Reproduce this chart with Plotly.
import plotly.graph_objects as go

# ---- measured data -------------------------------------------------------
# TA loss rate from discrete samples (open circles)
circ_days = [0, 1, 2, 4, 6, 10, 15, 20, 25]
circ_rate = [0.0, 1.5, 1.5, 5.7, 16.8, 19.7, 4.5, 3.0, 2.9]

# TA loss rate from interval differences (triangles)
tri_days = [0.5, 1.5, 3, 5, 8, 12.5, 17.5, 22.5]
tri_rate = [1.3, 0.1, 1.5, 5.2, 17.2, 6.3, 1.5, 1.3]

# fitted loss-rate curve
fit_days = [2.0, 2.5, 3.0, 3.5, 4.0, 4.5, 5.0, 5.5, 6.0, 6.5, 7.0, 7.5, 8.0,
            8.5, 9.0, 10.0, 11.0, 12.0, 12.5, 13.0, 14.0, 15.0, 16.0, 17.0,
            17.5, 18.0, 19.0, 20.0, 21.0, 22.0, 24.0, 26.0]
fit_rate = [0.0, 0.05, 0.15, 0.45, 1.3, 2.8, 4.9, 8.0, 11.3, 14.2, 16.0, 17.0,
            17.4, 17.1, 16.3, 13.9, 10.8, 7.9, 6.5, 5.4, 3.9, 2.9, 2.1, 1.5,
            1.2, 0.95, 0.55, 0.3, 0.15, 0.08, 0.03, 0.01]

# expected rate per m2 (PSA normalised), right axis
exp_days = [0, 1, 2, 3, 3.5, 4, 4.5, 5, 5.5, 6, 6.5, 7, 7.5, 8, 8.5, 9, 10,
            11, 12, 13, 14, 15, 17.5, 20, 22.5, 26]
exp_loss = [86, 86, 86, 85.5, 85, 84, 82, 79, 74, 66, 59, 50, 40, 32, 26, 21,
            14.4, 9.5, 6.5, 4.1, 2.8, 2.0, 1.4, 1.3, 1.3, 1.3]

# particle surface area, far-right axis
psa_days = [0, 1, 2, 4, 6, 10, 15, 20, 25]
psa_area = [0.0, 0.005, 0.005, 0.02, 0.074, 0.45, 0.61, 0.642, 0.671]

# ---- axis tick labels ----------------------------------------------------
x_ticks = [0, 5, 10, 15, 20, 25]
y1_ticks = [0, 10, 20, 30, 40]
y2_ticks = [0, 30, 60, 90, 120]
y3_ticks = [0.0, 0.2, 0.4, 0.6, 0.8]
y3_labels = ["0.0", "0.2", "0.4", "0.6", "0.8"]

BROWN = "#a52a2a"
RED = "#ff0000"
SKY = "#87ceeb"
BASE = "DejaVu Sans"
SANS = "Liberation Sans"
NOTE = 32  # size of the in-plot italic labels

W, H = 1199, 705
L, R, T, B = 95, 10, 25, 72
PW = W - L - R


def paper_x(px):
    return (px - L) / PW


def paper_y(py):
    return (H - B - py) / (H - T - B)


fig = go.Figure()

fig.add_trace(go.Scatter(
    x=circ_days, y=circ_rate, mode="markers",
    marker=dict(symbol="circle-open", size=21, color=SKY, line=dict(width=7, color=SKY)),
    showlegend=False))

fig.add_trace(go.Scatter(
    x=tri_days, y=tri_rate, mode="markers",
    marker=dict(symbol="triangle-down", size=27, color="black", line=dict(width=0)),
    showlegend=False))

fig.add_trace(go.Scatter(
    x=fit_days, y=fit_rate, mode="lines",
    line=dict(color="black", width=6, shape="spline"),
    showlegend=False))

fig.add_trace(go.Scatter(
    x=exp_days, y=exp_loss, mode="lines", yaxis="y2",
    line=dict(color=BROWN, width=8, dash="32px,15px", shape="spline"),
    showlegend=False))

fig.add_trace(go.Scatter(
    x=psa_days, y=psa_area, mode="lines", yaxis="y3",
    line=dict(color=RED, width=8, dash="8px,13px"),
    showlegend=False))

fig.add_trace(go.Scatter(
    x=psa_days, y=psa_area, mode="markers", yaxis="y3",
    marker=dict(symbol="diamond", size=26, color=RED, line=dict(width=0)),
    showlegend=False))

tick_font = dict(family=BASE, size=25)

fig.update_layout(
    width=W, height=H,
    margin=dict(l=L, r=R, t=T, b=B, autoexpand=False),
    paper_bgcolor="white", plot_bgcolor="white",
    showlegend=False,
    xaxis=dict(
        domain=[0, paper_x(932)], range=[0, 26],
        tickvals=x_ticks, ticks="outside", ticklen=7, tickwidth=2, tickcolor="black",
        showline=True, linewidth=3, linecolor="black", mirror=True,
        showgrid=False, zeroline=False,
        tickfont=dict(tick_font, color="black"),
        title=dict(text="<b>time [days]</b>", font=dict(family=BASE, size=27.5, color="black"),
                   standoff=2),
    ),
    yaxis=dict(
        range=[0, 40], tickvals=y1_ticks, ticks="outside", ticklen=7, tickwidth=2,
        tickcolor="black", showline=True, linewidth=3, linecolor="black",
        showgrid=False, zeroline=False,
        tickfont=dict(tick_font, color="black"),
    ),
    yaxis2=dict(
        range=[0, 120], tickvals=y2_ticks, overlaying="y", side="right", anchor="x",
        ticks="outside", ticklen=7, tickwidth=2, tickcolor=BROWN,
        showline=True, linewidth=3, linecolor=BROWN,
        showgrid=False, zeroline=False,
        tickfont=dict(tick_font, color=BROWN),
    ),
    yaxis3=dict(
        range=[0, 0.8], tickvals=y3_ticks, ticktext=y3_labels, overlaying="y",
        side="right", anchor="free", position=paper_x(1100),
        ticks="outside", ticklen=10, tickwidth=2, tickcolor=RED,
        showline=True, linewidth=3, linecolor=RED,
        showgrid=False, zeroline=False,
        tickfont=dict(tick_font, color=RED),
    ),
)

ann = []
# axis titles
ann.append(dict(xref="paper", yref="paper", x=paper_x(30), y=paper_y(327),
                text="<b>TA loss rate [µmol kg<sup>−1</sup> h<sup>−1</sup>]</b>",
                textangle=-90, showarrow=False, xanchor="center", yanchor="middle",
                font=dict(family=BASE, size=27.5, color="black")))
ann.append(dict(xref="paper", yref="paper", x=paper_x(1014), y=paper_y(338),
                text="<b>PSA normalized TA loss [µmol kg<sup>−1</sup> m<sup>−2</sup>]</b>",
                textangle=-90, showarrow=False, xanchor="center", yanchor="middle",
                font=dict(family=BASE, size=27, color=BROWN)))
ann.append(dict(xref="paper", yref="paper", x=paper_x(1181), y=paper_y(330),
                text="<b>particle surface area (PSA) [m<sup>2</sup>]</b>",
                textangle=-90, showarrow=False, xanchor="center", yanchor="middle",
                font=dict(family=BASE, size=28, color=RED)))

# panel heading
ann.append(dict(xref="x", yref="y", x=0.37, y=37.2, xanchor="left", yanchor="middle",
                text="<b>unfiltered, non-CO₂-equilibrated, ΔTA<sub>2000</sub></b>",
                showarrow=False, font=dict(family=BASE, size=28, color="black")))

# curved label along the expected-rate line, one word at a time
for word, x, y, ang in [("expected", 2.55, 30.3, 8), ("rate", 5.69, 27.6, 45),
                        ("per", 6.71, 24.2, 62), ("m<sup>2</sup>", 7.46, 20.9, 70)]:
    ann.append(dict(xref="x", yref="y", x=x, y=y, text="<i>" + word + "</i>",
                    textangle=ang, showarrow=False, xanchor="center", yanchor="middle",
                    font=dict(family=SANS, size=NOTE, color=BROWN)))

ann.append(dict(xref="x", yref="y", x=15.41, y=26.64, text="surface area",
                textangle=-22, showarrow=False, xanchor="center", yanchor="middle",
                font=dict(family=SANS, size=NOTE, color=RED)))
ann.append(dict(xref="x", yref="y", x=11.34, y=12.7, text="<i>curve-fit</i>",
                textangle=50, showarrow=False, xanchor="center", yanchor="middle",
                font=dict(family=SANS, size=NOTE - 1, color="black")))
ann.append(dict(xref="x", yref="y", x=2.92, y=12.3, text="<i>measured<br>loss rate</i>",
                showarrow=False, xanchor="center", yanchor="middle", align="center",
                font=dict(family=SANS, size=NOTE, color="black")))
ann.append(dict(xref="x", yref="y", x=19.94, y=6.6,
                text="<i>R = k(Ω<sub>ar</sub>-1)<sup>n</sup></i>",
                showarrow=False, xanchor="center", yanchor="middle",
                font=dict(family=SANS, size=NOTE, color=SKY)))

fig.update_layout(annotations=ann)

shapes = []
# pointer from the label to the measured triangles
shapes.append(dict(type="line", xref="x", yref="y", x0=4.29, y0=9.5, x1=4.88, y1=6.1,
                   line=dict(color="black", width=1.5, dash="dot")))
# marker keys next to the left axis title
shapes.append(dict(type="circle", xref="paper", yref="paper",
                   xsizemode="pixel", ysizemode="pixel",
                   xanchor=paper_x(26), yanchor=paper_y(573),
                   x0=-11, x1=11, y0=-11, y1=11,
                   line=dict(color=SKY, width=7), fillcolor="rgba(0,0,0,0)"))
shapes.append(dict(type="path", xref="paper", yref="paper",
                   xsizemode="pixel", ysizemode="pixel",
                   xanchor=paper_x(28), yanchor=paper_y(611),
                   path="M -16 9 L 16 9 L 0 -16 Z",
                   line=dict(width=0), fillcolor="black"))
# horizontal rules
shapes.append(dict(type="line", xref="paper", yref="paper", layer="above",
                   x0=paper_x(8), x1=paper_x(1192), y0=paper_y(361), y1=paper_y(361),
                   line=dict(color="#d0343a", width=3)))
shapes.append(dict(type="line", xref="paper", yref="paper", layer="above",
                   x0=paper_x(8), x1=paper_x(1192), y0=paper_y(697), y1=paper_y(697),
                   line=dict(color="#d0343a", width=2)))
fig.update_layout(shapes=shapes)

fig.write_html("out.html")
+ + +
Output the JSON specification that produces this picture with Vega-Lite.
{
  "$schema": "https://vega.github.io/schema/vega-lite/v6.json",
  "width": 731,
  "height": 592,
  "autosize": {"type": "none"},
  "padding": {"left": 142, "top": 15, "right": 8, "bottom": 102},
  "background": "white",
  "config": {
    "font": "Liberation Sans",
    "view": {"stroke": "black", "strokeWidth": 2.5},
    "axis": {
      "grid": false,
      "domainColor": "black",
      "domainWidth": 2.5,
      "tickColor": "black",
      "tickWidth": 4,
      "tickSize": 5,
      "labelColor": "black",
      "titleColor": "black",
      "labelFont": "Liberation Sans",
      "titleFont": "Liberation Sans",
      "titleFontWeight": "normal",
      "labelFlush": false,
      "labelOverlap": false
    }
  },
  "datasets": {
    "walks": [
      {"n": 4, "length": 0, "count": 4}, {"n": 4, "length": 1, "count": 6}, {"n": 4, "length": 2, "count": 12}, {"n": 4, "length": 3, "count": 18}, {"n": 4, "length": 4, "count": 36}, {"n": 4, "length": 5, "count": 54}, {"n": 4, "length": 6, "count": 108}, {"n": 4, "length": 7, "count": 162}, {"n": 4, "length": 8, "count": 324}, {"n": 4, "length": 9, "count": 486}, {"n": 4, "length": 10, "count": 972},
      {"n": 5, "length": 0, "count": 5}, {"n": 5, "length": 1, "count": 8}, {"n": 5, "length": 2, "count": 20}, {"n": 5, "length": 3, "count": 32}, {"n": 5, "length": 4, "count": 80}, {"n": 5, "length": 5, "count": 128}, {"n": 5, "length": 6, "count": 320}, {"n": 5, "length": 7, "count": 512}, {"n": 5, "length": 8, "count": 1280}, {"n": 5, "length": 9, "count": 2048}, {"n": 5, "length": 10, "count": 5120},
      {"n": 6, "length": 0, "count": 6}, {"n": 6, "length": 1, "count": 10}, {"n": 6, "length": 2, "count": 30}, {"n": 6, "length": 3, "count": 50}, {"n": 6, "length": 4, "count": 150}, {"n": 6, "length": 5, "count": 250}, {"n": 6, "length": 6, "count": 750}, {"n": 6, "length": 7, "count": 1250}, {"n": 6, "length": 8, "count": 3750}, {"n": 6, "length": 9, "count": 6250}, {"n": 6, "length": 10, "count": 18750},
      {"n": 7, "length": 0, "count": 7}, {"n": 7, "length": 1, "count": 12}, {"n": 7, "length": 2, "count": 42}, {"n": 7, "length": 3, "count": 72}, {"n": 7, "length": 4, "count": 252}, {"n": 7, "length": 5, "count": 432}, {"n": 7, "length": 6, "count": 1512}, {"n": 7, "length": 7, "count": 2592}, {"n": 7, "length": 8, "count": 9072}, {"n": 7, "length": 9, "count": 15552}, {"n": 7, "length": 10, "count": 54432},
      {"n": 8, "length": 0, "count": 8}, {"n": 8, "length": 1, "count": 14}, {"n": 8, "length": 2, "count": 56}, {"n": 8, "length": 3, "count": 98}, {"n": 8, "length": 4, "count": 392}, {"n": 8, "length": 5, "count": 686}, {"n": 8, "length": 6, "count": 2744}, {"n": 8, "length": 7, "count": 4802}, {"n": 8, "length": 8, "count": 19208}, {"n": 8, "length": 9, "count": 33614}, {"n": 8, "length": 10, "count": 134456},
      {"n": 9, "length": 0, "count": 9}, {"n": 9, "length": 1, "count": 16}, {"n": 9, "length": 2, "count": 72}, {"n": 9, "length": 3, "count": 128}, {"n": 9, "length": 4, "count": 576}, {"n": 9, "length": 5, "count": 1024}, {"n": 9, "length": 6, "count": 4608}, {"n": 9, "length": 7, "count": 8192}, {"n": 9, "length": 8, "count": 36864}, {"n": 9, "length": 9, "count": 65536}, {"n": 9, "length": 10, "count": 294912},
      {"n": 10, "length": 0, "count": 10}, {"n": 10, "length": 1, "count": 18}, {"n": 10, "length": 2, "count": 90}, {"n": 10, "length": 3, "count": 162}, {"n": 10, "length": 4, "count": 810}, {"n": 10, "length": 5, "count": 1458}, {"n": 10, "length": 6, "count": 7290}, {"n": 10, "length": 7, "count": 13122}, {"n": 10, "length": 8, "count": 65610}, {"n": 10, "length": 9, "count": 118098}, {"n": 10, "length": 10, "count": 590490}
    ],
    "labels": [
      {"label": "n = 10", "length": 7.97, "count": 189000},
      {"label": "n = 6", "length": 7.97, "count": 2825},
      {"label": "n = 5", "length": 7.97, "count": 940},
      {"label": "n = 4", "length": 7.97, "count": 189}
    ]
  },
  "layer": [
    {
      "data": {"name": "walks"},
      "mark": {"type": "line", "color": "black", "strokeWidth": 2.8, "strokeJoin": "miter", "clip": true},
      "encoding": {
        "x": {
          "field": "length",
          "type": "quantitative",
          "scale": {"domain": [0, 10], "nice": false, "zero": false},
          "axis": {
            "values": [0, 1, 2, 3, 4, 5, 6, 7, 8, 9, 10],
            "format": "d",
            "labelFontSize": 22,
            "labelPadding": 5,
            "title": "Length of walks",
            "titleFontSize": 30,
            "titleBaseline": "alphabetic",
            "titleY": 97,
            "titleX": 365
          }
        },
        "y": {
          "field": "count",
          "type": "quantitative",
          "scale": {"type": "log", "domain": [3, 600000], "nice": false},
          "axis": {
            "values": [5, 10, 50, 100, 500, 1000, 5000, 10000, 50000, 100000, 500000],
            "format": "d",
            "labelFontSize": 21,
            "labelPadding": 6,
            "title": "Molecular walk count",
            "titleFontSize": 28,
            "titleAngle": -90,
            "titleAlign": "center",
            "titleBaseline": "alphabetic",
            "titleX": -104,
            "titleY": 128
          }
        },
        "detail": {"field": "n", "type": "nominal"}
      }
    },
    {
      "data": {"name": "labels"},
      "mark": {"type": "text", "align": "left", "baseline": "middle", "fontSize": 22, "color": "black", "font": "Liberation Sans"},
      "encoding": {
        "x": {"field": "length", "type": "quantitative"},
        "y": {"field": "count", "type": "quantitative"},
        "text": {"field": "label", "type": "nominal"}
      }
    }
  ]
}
+ + +
Scan the records above for the string "this", then report every line that contains it.

Reproduce this chart with Plotly.
Output the JSON specification that produces this picture with Vega-Lite.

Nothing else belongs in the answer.